Return the lines from the one with "Rebuild this chart" through the one with "ax.spines[s].set_capstyle('round')", exactly as they appear and with no pictures.

# Data rows start

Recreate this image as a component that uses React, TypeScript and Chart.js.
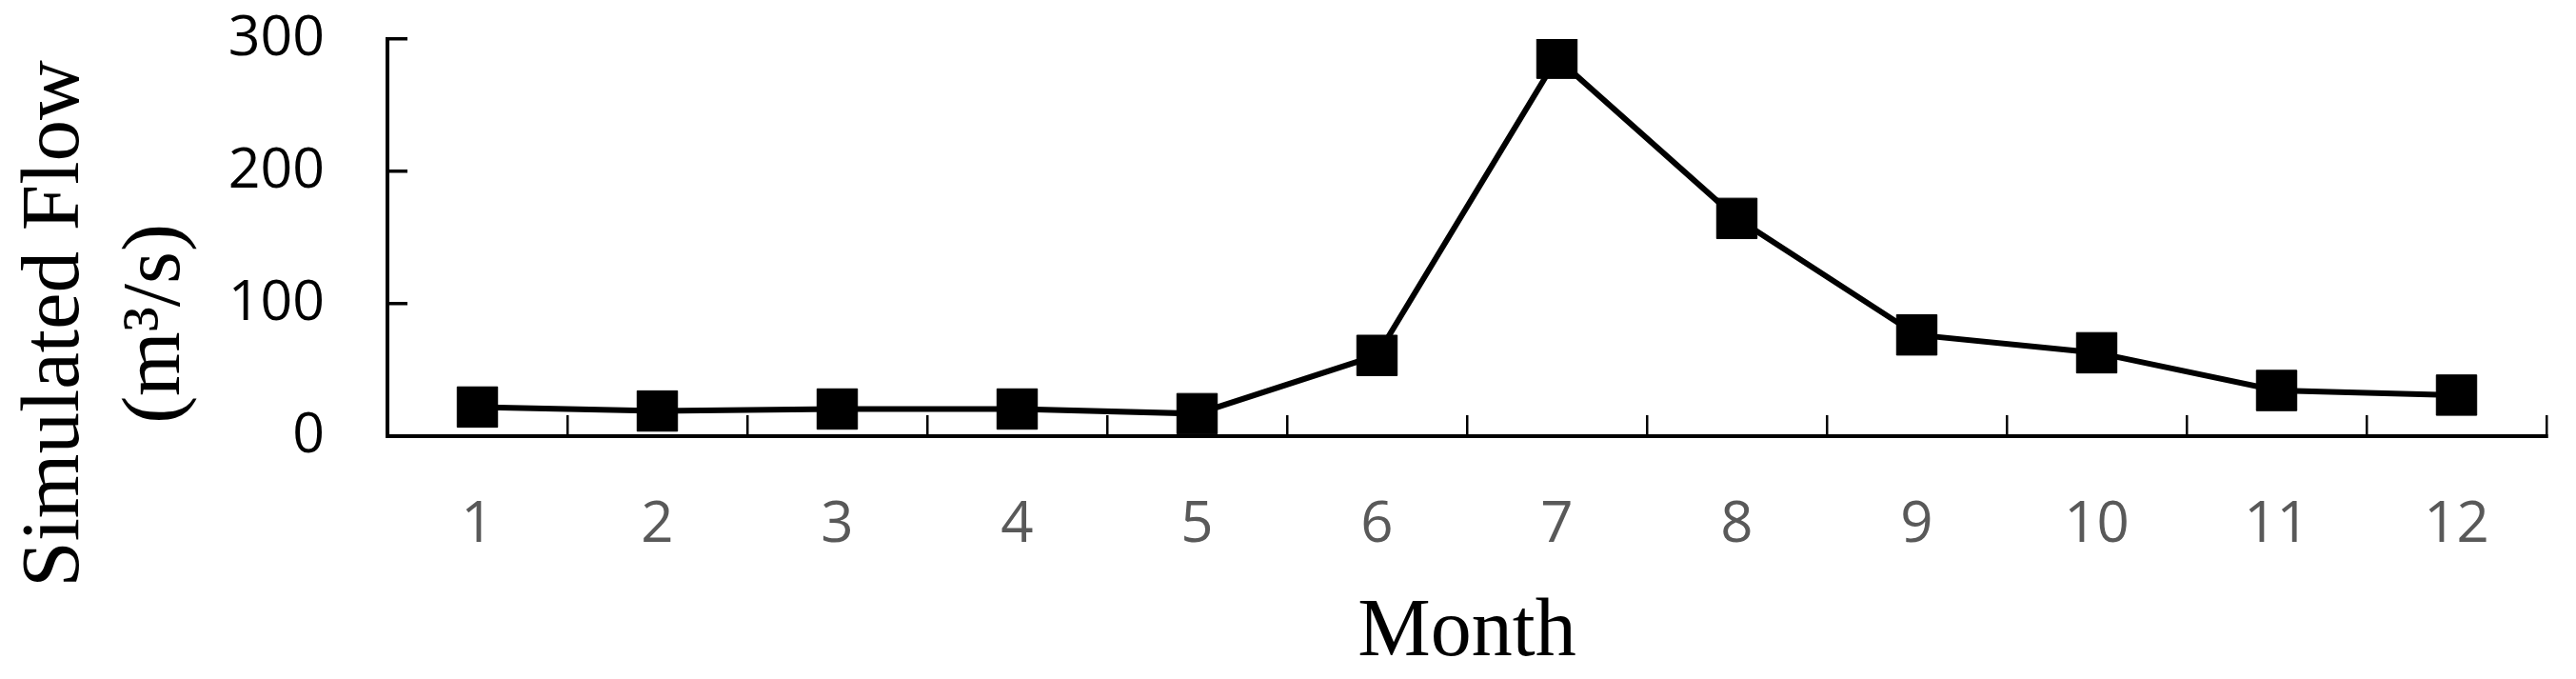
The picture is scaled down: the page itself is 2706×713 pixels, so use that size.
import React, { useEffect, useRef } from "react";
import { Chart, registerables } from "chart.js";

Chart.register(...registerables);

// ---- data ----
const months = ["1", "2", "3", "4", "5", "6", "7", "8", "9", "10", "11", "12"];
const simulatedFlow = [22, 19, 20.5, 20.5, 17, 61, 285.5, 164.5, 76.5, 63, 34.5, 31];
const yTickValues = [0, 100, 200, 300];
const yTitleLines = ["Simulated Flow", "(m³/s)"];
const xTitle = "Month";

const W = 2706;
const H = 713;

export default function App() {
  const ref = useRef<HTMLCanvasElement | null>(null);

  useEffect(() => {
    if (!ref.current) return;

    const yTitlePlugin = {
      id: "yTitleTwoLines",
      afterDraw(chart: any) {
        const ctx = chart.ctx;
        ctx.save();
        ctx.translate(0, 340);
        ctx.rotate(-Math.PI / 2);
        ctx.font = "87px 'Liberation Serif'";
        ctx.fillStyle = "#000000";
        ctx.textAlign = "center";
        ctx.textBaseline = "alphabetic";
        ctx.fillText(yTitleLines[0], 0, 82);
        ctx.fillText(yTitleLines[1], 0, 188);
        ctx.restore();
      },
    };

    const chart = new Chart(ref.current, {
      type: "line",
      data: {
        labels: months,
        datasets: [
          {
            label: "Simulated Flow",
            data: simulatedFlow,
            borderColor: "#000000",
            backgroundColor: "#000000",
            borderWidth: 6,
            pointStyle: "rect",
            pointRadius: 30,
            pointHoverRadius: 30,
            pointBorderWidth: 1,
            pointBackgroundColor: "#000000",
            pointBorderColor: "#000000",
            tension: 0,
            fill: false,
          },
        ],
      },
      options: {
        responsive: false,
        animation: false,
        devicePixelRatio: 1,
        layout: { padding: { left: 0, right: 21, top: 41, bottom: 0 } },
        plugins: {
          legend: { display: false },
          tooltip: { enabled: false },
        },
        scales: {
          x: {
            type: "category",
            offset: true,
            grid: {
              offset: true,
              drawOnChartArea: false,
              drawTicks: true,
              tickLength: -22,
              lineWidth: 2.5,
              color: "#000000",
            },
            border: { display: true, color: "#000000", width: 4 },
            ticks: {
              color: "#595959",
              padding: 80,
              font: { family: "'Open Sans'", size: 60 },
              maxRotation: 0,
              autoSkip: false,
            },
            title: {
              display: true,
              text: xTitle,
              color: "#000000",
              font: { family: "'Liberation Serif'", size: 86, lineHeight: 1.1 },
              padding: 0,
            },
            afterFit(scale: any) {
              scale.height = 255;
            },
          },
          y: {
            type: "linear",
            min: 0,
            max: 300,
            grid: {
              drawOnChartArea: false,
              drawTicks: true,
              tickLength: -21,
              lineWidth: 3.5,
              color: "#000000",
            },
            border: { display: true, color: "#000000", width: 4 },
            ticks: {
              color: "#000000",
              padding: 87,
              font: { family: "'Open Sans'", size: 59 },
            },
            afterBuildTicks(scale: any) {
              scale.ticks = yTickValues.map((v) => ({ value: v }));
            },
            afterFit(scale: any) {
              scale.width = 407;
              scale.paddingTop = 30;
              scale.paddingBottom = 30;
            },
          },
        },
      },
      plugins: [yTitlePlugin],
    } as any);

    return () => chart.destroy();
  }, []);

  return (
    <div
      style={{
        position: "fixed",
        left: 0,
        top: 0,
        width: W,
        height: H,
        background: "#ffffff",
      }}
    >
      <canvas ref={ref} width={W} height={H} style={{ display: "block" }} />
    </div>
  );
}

# Data rows end
# Data rows start

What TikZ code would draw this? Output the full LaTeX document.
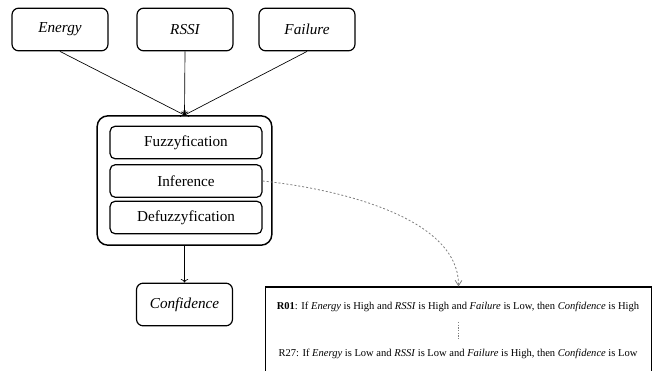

# Data rows end
# Data rows start

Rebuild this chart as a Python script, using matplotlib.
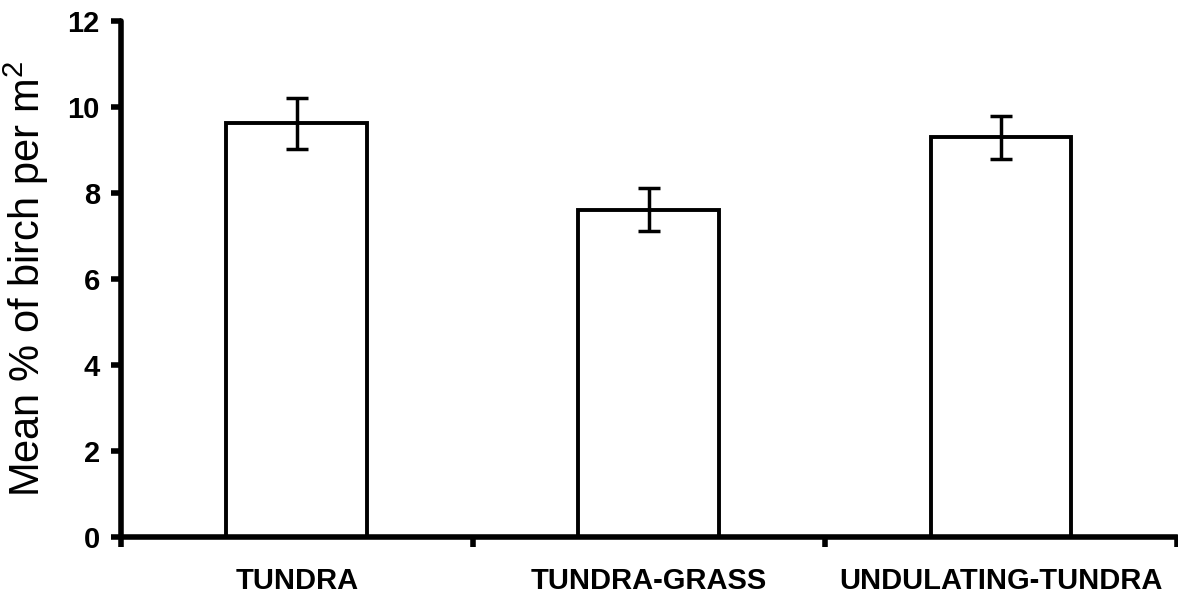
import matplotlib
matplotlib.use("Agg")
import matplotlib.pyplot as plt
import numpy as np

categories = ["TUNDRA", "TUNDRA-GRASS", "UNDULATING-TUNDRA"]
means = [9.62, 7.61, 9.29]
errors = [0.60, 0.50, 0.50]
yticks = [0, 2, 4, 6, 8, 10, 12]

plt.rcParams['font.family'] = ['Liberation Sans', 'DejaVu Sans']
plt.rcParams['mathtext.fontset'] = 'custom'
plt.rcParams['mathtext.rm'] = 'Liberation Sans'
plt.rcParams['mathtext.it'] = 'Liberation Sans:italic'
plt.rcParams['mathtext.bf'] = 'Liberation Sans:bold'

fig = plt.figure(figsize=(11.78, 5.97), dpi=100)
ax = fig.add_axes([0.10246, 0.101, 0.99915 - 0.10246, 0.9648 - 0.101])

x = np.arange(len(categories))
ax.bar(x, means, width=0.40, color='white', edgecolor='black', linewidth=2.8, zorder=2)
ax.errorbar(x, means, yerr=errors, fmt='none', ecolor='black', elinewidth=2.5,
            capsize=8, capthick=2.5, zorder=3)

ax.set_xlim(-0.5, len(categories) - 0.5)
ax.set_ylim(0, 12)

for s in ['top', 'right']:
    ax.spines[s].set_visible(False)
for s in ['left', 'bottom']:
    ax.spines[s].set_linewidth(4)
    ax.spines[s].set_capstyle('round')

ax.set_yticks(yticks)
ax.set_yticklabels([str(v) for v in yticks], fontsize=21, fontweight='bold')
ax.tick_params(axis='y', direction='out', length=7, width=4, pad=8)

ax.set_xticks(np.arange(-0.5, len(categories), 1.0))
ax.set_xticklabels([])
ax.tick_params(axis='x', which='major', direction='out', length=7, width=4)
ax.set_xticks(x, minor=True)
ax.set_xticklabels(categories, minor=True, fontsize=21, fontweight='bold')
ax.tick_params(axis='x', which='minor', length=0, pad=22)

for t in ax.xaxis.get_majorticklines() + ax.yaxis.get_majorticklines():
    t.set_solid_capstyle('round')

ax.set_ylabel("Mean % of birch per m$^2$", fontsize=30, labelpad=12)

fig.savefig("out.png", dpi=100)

# Data rows end

:: Solution below ::
Rebuild this chart as a Python script, using matplotlib.
import matplotlib
matplotlib.use("Agg")
import matplotlib.pyplot as plt
import numpy as np

categories = ["TUNDRA", "TUNDRA-GRASS", "UNDULATING-TUNDRA"]
means = [9.62, 7.61, 9.29]
errors = [0.60, 0.50, 0.50]
yticks = [0, 2, 4, 6, 8, 10, 12]

plt.rcParams['font.family'] = ['Liberation Sans', 'DejaVu Sans']
plt.rcParams['mathtext.fontset'] = 'custom'
plt.rcParams['mathtext.rm'] = 'Liberation Sans'
plt.rcParams['mathtext.it'] = 'Liberation Sans:italic'
plt.rcParams['mathtext.bf'] = 'Liberation Sans:bold'

fig = plt.figure(figsize=(11.78, 5.97), dpi=100)
ax = fig.add_axes([0.10246, 0.101, 0.99915 - 0.10246, 0.9648 - 0.101])

x = np.arange(len(categories))
ax.bar(x, means, width=0.40, color='white', edgecolor='black', linewidth=2.8, zorder=2)
ax.errorbar(x, means, yerr=errors, fmt='none', ecolor='black', elinewidth=2.5,
            capsize=8, capthick=2.5, zorder=3)

ax.set_xlim(-0.5, len(categories) - 0.5)
ax.set_ylim(0, 12)

for s in ['top', 'right']:
    ax.spines[s].set_visible(False)
for s in ['left', 'bottom']:
    ax.spines[s].set_linewidth(4)
    ax.spines[s].set_capstyle('round')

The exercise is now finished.